▸ Data shown:

-- Start --

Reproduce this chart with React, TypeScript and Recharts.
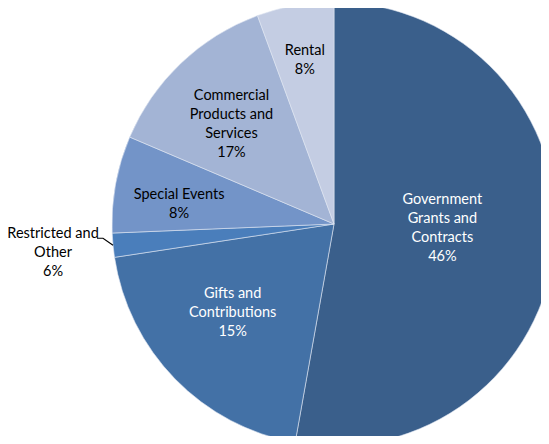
import React from "react";
import { PieChart, Pie, Cell } from "recharts";

// slice sizes as drawn (degrees of arc, in %)
const names = [
  "Government Grants and Contracts",
  "Gifts and Contributions",
  "Restricted and Other",
  "Special Events",
  "Commercial Products and Services",
  "Rental",
];
const sliceValues = [52.8, 19.8, 1.75, 7.05, 13.0, 5.6];
// percentages printed in the data labels
const labelPercents = ["46%", "15%", "6%", "8%", "17%", "8%"];
const labelLines = [
  ["Government", "Grants and", "Contracts"],
  ["Gifts and", "Contributions"],
  ["Restricted and", "Other"],
  ["Special Events"],
  ["Commercial", "Products and", "Services"],
  ["Rental"],
];

const COLORS = ["#3A5F8B", "#4371A6", "#4A7EBB", "#7394C8", "#A3B4D5", "#C4CDE3"];
const TEXT_COLORS = ["#ffffff", "#ffffff", "#000000", "#000000", "#000000", "#000000"];
const LABEL_RADIUS = [0.49, 0.6, 0, 0.7, 0.67, 0.75];
// small nudges so labels sit where the original best-fit put them
const LABEL_NUDGE = [
  [0, -5],
  [-6, -4],
  [-4, -4],
  [-2, 8],
  [0, 8],
  [0, 0],
];
const LINE_H = 19;
const FONT = 14.5;
const RAD = Math.PI / 180;

const data = names.map((name, i) => ({ name, value: sliceValues[i] }));

function renderLabel(props: any) {
  const { cx, cy, midAngle, outerRadius, index } = props;
  const lines = [...labelLines[index], labelPercents[index]];
  const cos = Math.cos(-midAngle * RAD);
  const sin = Math.sin(-midAngle * RAD);
  const [nx, ny] = LABEL_NUDGE[index];
  if (index === 2) {
    // outside label with leader line
    const sx = cx + outerRadius * cos;
    const sy = cy + outerRadius * sin;
    const ex = sx - 10;
    const ey = sy - 7;
    const tx = ex - 46 + nx;
    const ty = ey + ny;
    return (
      <g>
        <polyline
          points={`${sx},${sy} ${ex},${ey} ${ex - 6},${ey}`}
          fill="none"
          stroke="#000"
          strokeWidth={1.2}
        />
        <text
          x={tx}
          y={ty}
          textAnchor="middle"
          fill="#000"
          fontSize={FONT}
          fontFamily="Lato, 'Open Sans', sans-serif"
        >
          {lines.map((l, k) => (
            <tspan key={k} x={tx} dy={k === 0 ? 4 : LINE_H}>
              {l}
            </tspan>
          ))}
        </text>
      </g>
    );
  }
  const r = outerRadius * LABEL_RADIUS[index];
  const x = cx + r * cos + nx;
  const y = cy + r * sin + ny;
  const top = y - ((lines.length - 1) * LINE_H) / 2 + 4;
  return (
    <text
      x={x}
      y={top}
      textAnchor="middle"
      fill={TEXT_COLORS[index]}
      fontSize={FONT}
      fontFamily="Lato, 'Open Sans', sans-serif"
    >
      {lines.map((l, k) => (
        <tspan key={k} x={x} dy={k === 0 ? 0 : LINE_H}>
          {l}
        </tspan>
      ))}
    </text>
  );
}

export default function App() {
  return (
    <div style={{ width: 549, height: 444, margin: -8, background: "#fff", overflow: "hidden" }}>
      <PieChart width={549} height={444} margin={{ top: 0, right: 0, bottom: 0, left: 0 }}>
        <Pie
          data={data}
          dataKey="value"
          nameKey="name"
          cx={334}
          cy={224}
          outerRadius={222}
          startAngle={90}
          endAngle={-270}
          stroke="#dfe6f1"
          strokeWidth={0.6}
          label={renderLabel}
          labelLine={false}
          isAnimationActive={false}
        >
          {data.map((_, i) => (
            <Cell key={i} fill={COLORS[i]} />
          ))}
        </Pie>
      </PieChart>
    </div>
  );
}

-- End --

▸ Exercise requirements:
Set every line down exactly as written, leaving each picture out.

▸ Answer to this problem:
Reproduce this chart with React, TypeScript and Recharts.
import React from "react";
import { PieChart, Pie, Cell } from "recharts";

// slice sizes as drawn (degrees of arc, in %)
const names = [
  "Government Grants and Contracts",
  "Gifts and Contributions",
  "Restricted and Other",
  "Special Events",
  "Commercial Products and Services",
  "Rental",
];
const sliceValues = [52.8, 19.8, 1.75, 7.05, 13.0, 5.6];
// percentages printed in the data labels
const labelPercents = ["46%", "15%", "6%", "8%", "17%", "8%"];
const labelLines = [
  ["Government", "Grants and", "Contracts"],
  ["Gifts and", "Contributions"],
  ["Restricted and", "Other"],
  ["Special Events"],
  ["Commercial", "Products and", "Services"],
  ["Rental"],
];

const COLORS = ["#3A5F8B", "#4371A6", "#4A7EBB", "#7394C8", "#A3B4D5", "#C4CDE3"];
const TEXT_COLORS = ["#ffffff", "#ffffff", "#000000", "#000000", "#000000", "#000000"];
const LABEL_RADIUS = [0.49, 0.6, 0, 0.7, 0.67, 0.75];
// small nudges so labels sit where the original best-fit put them
const LABEL_NUDGE = [
  [0, -5],
  [-6, -4],
  [-4, -4],
  [-2, 8],
  [0, 8],
  [0, 0],
];
const LINE_H = 19;
const FONT = 14.5;
const RAD = Math.PI / 180;

const data = names.map((name, i) => ({ name, value: sliceValues[i] }));

function renderLabel(props: any) {
  const { cx, cy, midAngle, outerRadius, index } = props;
  const lines = [...labelLines[index], labelPercents[index]];
  const cos = Math.cos(-midAngle * RAD);
  const sin = Math.sin(-midAngle * RAD);
  const [nx, ny] = LABEL_NUDGE[index];
  if (index === 2) {
    // outside label with leader line
    const sx = cx + outerRadius * cos;
    const sy = cy + outerRadius * sin;
    const ex = sx - 10;
    const ey = sy - 7;
    const tx = ex - 46 + nx;
    const ty = ey + ny;
    return (
      <g>
        <polyline
          points={`${sx},${sy} ${ex},${ey} ${ex - 6},${ey}`}
          fill="none"
          stroke="#000"
          strokeWidth={1.2}
        />
        <text
          x={tx}
          y={ty}
          textAnchor="middle"
          fill="#000"
          fontSize={FONT}
          fontFamily="Lato, 'Open Sans', sans-serif"
        >
          {lines.map((l, k) => (
            <tspan key={k} x={tx} dy={k === 0 ? 4 : LINE_H}>
              {l}
            </tspan>
          ))}
        </text>
      </g>
    );
  }
  const r = outerRadius * LABEL_RADIUS[index];
  const x = cx + r * cos + nx;
  const y = cy + r * sin + ny;
  const top = y - ((lines.length - 1) * LINE_H) / 2 + 4;
  return (
    <text
      x={x}
      y={top}
      textAnchor="middle"
      fill={TEXT_COLORS[index]}
      fontSize={FONT}
      fontFamily="Lato, 'Open Sans', sans-serif"
    >
      {lines.map((l, k) => (
        <tspan key={k} x={x} dy={k === 0 ? 0 : LINE_H}>
          {l}
        </tspan>
      ))}
    </text>
  );
}

export default function App() {
  return (
    <div style={{ width: 549, height: 444, margin: -8, background: "#fff", overflow: "hidden" }}>
      <PieChart width={549} height={444} margin={{ top: 0, right: 0, bottom: 0, left: 0 }}>
        <Pie
          data={data}
          dataKey="value"
          nameKey="name"
          cx={334}
          cy={224}
          outerRadius={222}
          startAngle={90}
          endAngle={-270}
          stroke="#dfe6f1"
          strokeWidth={0.6}
          label={renderLabel}
          labelLine={false}
          isAnimationActive={false}
        >
          {data.map((_, i) => (
            <Cell key={i} fill={COLORS[i]} />
          ))}
        </Pie>
      </PieChart>
    </div>
  );
}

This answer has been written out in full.